"All America Lies at the end of the wilderness road, and our past is not a dead past, but still lives in us. Our forefathers had civilization inside themselves, the wild outside. We live in the civilization they created, but within us the wilderness still lingers. What they dreamed, we live, and what they lived, we dream."
- T.K. Whipple
Samantha, our Farm manager, said something that struck me: that perhaps volunteers end up on the farm because they are escaping something; some responsibility, an obligation, or an awareness of oneself. I’m sure she didn’t realize the theme of my Farm experience would be set when she followed with “What are you running from?”
I’m from Louisville, KY; I am owner/ operator of Tasty Tuxedo Treats and founder of Food For Thought after- school programs. Louisville is an up- and- coming city regarded as one of the nation’s top food cities, home of the iconic Churchill Downs, and a growing technological hub. There are a lot of things I love about the city- hence my foundation there- but in July I realized I was missing a fundamental element to my life in the Derby City; I just didn’t know exactly what.
Tasty Tuxedo Treats had wrapped up for the season, and I knew that Food For Thought was a work in progress. With the program- which focuses on cooking and growing food with teens-I had been tasked with learning how to produce during the academic year, which means growing during the cold season. I knew Kelsey, our livestock manager, from AmeriCorps seven years prior and she told me a little about The Farm’s season extension program. She referred me to Samantha, and I made the move to Meadowview a month later in the middle of October as a WWOOF volunteer.
Admittedly, I questioned the decision upon arrival. Not to any fault of the farm’s, but ignorant doubt definitely reared its head in those first 24 hours. Doubt of my own ability, my place in a new community, and the unknown in general. Within a few days, though,
my questions began to shift to ones like “Is it possible to have a profound experience while watering plants?” and “how do I make a dish of purple mizuna, sweet peppers, and fennel?”
There is an unexplainable connectedness that comes with farm life.

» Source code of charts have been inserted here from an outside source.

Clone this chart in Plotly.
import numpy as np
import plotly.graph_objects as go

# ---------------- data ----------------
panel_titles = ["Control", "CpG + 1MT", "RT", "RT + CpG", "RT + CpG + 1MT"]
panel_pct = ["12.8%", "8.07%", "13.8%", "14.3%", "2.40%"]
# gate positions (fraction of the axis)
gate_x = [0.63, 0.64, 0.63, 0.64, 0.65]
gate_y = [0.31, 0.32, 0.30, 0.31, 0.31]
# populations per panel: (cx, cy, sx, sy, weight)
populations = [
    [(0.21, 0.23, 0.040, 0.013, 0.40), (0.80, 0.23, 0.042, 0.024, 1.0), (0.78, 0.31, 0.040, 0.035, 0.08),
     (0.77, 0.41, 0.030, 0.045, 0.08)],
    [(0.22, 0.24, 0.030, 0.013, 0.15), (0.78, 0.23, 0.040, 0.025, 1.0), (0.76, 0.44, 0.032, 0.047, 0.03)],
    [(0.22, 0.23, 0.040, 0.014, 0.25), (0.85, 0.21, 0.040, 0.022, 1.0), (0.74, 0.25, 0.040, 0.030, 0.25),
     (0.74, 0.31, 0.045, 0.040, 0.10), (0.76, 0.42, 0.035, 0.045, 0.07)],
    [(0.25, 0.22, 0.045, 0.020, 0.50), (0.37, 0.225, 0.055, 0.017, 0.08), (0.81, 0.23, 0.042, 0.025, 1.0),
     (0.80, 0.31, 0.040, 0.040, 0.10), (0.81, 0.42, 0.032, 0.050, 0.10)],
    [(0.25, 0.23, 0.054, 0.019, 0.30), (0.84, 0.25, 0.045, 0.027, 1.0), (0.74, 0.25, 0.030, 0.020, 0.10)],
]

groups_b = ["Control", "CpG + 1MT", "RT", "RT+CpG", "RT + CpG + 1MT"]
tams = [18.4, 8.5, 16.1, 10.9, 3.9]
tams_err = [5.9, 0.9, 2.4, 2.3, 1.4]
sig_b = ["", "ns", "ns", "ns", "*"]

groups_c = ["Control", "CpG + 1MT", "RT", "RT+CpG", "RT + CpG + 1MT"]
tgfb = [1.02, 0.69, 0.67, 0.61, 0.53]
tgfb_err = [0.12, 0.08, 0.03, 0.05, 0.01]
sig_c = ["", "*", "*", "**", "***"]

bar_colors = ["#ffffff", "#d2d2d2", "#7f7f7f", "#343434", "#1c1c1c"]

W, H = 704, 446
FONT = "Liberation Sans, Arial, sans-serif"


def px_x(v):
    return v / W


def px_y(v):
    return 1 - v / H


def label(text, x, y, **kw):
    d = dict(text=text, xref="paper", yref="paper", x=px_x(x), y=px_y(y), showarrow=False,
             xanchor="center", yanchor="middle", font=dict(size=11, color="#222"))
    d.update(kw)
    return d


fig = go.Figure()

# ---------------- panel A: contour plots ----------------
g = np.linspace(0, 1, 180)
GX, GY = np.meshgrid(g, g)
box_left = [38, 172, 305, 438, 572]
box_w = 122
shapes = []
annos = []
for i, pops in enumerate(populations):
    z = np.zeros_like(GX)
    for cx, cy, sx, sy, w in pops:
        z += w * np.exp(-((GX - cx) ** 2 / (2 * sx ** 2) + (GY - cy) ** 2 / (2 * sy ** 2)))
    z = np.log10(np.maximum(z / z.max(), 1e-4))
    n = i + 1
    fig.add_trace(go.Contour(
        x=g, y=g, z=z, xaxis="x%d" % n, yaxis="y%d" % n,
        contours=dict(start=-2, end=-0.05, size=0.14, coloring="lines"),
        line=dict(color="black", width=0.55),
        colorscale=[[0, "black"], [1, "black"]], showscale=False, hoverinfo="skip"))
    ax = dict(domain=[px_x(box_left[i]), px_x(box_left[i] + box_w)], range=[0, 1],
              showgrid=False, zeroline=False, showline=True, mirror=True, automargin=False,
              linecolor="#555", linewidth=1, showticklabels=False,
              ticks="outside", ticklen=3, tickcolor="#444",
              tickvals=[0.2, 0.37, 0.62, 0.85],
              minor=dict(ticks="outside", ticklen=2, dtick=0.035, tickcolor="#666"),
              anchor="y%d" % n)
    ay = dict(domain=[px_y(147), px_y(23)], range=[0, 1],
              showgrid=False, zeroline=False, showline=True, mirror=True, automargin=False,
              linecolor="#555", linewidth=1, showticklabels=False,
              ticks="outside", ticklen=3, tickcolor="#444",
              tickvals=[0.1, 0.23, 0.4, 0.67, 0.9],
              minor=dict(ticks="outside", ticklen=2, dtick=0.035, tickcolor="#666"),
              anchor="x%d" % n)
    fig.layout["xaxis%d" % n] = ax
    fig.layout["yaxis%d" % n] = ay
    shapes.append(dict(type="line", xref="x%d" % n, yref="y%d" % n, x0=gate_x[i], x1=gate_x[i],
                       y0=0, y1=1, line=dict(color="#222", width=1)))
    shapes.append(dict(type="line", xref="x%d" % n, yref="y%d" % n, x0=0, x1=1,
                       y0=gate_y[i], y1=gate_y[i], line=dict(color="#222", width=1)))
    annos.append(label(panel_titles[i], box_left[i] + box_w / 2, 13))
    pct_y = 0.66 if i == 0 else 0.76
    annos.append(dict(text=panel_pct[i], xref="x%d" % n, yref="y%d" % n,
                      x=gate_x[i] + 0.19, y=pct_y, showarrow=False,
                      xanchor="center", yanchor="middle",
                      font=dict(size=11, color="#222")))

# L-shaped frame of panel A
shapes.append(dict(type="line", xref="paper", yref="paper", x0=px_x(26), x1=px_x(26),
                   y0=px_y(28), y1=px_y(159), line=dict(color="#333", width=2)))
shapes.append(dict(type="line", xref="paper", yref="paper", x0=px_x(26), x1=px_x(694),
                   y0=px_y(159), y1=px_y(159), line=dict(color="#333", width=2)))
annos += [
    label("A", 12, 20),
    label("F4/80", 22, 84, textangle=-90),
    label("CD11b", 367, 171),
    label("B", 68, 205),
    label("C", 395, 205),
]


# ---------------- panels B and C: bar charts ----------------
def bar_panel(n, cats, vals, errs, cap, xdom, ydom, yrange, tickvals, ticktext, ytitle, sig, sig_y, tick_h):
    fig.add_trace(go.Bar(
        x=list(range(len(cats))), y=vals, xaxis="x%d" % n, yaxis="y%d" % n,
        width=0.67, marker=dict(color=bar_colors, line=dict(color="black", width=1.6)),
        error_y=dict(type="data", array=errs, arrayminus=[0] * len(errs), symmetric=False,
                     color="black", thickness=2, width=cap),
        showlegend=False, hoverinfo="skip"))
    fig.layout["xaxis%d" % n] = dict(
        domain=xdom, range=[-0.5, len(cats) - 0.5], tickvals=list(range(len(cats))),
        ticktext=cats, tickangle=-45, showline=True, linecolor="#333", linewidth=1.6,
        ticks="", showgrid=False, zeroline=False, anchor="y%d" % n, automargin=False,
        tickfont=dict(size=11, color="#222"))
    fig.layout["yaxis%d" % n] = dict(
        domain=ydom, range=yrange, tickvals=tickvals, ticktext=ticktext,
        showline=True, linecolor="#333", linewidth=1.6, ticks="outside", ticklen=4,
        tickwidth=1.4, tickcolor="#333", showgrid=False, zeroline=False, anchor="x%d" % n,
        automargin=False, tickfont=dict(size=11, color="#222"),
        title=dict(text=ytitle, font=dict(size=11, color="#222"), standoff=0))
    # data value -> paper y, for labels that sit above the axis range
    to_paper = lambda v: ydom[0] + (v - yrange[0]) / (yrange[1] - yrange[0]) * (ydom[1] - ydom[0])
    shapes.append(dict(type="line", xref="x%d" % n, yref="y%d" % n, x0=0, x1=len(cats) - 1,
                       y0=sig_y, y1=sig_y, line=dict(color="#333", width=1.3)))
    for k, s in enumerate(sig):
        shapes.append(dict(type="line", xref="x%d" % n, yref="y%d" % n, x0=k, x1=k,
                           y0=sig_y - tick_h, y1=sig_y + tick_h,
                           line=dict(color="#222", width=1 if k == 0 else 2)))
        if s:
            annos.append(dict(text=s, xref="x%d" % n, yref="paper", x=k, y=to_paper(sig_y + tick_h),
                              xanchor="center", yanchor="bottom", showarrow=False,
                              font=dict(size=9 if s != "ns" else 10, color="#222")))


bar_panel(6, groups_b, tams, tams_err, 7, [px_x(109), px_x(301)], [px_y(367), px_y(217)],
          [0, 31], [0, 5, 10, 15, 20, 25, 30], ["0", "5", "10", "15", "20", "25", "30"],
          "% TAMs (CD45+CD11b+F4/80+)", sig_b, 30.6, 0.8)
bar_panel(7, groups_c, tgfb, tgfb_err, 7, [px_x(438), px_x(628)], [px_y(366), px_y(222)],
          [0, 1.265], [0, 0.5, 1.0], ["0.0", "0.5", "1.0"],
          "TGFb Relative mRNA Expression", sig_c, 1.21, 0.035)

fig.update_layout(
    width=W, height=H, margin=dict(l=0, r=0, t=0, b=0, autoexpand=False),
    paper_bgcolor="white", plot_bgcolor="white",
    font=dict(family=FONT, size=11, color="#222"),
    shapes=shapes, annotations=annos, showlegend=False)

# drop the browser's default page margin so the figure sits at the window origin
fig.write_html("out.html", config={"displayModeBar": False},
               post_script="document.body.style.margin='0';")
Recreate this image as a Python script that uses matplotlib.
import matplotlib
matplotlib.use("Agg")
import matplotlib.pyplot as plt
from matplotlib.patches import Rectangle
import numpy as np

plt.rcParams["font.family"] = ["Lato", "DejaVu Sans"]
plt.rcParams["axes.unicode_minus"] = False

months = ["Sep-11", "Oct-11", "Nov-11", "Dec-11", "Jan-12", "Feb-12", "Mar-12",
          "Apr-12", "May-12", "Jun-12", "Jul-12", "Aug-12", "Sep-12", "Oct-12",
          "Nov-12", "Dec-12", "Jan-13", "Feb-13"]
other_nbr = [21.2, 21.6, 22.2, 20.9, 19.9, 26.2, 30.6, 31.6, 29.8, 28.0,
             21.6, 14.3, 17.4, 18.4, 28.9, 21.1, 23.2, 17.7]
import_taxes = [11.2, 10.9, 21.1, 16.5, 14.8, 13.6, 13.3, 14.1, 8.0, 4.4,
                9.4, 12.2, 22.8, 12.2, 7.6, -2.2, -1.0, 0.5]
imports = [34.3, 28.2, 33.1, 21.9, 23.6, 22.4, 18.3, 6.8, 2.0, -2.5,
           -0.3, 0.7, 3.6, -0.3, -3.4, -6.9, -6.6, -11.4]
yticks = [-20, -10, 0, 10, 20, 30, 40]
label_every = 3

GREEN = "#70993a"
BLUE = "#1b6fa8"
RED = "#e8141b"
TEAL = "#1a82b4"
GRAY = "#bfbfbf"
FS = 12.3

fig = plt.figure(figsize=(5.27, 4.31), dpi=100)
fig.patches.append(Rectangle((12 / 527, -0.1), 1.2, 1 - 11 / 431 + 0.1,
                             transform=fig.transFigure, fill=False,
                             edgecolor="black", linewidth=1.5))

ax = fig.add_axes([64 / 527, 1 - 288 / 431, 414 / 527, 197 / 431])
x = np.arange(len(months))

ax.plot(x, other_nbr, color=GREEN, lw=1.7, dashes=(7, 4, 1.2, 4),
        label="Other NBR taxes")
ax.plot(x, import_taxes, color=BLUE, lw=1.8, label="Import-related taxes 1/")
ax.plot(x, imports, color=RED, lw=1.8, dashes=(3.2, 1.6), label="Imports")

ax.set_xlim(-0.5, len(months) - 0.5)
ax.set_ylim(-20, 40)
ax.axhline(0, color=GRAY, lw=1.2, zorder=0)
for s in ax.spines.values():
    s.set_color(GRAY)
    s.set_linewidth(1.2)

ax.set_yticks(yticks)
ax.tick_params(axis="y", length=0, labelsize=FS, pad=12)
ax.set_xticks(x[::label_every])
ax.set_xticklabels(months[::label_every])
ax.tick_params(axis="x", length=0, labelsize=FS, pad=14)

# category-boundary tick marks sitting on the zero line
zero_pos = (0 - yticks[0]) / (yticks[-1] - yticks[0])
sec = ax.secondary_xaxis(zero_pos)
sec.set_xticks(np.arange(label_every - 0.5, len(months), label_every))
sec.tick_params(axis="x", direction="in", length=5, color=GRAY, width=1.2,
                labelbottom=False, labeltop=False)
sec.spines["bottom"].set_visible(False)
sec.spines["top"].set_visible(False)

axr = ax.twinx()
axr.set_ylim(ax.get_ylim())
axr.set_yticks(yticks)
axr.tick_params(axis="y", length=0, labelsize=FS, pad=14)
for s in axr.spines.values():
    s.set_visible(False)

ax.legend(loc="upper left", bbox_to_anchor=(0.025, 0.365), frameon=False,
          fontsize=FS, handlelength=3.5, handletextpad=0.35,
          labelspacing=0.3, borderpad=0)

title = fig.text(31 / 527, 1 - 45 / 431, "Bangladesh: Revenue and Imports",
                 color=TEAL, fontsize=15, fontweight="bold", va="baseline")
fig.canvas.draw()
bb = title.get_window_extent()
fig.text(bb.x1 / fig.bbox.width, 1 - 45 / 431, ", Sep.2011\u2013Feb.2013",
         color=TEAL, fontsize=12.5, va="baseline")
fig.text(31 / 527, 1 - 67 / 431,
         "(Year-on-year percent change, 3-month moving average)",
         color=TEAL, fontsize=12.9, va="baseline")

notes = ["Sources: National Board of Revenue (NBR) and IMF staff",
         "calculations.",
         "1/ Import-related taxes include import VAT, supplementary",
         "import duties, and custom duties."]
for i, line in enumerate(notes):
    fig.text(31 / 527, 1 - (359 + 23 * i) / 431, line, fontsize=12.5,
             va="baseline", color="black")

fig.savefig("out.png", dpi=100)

Literally, from the welcoming arms of everyone I’ve met since arriving, and also one that transcends local hospitality. In a time when I struggled with complacency, relief was found in rays of sunlight on a cold morning, the germination of lettuce seeds, and the witness of a calf born on Halloween night.
I realize now that I had set a pace too fast for myself in Louisville, and I never gave myself the chance to fully understand what the city had to offer. I had, in a sense, become numb to the thrill of discovery and only scratched the surface of my experiences;
I was reading the headlines, but never whole articles.
Samantha asked me what I was running from in a playful manner, but it hit me hard at the time: it’s not that I’ve run away by coming to the farm, but rather that I’ve come into a more appropriate pace for myself. I was running before arriving to Harvest Table. I was running when I delved into a new business venture; I was running by going to the bar any chance I could; and I was running when I removed myself from the relationships I’d established there. The Farm has allowed me to slow down and find inspiration through discovery again; it has allowed me to find excitement in the learning process once more.
Some people say farming is an old practice of an old world. I would say that a farmer’s life is as current as any other’s. More so, I would say farming enables you to live in as much of the future as humanly possible. If we become disillusioned to what this earth has to offer us, and get caught up with the next best thing, we risk living a truly holistic life for one that is dependent on a future that does not yet exist. Progress is something we should strive towards, but we must be wary of getting lost in in our minds, lest we forget what we already have.
Jimmy has been on the farm for about a month. He is experiencing the beautiful monotony of winter growing for a bit longer before he makes his way back to the big city.